At the other extreme is an antiquated Kaua‘i County Charter provision that mandates closed quasi-judicial hearings and the withholding of information and reports.
When the two extremes clash, in America secrecy is going to lose most of the time, and it should. The press and electorate tend to have a healthy suspicion that secrecy and the withholding of information and reports implies something is being hidden, and it is.
Secrecy in government often gives the appearance that something improper is being hidden, even if it is not.
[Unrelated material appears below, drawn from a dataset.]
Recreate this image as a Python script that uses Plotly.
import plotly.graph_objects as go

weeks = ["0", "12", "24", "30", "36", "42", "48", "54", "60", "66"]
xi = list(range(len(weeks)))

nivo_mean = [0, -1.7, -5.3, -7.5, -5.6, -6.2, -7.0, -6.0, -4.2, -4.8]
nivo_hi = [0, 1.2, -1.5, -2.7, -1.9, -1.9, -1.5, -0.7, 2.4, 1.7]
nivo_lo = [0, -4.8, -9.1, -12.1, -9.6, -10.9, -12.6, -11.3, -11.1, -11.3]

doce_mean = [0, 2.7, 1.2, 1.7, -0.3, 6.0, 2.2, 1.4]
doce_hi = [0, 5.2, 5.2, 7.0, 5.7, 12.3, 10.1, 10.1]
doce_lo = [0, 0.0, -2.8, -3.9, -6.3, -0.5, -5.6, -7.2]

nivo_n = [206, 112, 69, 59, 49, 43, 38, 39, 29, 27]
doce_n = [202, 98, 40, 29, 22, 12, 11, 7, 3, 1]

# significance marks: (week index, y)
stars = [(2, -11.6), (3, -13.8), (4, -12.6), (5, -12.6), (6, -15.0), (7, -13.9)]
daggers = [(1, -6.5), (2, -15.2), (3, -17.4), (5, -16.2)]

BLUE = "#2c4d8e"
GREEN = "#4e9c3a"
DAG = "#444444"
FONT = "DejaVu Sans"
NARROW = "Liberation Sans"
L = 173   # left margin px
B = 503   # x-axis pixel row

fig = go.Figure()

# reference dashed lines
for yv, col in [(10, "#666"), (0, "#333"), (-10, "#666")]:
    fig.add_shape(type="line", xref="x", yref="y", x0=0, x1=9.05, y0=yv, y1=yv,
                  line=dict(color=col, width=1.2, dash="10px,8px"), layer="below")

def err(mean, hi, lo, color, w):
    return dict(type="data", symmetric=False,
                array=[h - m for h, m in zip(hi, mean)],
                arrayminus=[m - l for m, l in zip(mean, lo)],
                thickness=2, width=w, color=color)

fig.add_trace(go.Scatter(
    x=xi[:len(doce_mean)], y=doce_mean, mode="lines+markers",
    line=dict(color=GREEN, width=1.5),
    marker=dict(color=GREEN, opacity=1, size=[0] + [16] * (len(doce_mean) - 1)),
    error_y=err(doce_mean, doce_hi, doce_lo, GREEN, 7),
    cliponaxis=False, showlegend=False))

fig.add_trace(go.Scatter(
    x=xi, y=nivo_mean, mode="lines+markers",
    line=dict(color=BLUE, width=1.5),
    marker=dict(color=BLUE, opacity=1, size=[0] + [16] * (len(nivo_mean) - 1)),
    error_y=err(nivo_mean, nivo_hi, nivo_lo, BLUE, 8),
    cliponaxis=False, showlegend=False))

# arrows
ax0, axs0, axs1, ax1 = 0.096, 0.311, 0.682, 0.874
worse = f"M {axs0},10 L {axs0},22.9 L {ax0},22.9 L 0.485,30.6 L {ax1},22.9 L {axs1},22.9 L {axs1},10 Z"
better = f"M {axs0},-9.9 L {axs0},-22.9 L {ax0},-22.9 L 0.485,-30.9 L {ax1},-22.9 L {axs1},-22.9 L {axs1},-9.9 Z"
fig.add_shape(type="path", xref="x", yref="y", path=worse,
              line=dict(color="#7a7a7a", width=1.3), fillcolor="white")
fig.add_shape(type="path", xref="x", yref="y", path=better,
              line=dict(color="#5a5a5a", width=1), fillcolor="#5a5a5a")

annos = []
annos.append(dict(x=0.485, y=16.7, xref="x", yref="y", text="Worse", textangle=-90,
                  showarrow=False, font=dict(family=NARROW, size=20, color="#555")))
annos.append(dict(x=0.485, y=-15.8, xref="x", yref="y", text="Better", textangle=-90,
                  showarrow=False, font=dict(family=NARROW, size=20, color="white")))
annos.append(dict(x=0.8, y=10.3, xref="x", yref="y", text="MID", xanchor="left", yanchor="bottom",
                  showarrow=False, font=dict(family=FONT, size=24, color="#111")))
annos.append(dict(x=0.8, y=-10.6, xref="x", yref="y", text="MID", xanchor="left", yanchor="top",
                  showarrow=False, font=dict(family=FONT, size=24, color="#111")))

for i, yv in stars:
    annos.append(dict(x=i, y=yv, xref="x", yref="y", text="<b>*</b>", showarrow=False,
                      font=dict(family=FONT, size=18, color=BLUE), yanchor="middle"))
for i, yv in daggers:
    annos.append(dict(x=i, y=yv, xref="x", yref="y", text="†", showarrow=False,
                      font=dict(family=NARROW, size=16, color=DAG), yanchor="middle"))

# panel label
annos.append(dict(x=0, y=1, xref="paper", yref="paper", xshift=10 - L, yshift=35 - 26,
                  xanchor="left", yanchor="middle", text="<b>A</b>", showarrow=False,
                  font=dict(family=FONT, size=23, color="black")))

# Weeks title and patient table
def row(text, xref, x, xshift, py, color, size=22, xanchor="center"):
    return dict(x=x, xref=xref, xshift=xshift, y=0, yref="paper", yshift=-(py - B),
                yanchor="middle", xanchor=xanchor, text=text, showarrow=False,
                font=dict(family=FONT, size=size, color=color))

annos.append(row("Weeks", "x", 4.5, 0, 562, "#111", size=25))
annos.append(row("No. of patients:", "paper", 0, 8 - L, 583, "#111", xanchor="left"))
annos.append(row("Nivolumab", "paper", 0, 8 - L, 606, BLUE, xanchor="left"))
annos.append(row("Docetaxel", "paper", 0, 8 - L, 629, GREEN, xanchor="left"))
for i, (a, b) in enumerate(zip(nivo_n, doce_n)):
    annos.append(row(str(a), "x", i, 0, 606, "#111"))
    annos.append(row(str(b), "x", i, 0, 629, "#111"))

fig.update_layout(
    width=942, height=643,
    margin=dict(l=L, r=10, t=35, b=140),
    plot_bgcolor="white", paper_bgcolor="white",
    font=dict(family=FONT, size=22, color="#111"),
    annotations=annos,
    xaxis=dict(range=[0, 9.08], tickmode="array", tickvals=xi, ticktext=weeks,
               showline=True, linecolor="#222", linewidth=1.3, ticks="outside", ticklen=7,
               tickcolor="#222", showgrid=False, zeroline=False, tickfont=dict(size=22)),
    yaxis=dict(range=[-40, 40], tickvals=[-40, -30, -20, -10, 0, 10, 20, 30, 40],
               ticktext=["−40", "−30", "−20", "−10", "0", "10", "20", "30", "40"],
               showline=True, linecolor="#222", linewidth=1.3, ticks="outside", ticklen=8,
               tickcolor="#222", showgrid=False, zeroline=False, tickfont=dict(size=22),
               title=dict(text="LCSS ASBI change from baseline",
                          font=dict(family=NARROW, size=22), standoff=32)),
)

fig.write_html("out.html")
The Charter provision, mandating secrecy, has a 19th-century mentality. Maybe it’s time for the Charter and Kauai County government to join the 21st century.
- Jack Stephens
Waste to Energy — What a waste
We’re all so disgustingly prescriptive in our solutions these days. The proposed Waste to Energy Facility recently selected by KIUC is a glaring example of that. Currently we have a very real solid waste problem on this island. We spend too much money moving and piling up too much trash. So what’s the easiest thing to do? Burn it! It’s not going to save us any money, or reduce pollution, but we can avoid the embarrassing and otherwise inevitable declaration that Mount Wal-mart in Kekaha has become a significant landmark on updated USGS maps. This is a terrible idea, Kaua‘i. The much bigger threat from our waste is not its visual impact, but its actual toxicity. Once burned, we can’t responsibly just sweep this leftover ash under the rug. We’ll have a much less visible but much more toxic problem to deal with.
Let’s wake up and remember that we need to solve the PROBLEM. The WTE Facility is a diet pill, not an exercise regime. It’s time we start talking about reducing our waste. The idea of implementing a ‘Pay As You Throw’ system for the island, advocated by JoAnn Yukimura and others, is a great starting point. This system puts the burden where it belongs, in our own hands. It would encourage all of us to separate our own trash from recyclable items. In my household, this amounts to about 40% of what we throw out. Most of the rest of the trash we generate is paper. This paper waste could easily be funneled into the other proposed renewable energy facility on the boards, that being the biomass facility by Green Energy Hawaii. Let’s not build an entirely separate facility just so we don’t have to deal with our own trash. ‘Pay As You Throw’ represents the exercise portion of our trash diet regime. After that we only need to start doing what makes sense on any diet…eat less junk! Right, Wal-mart?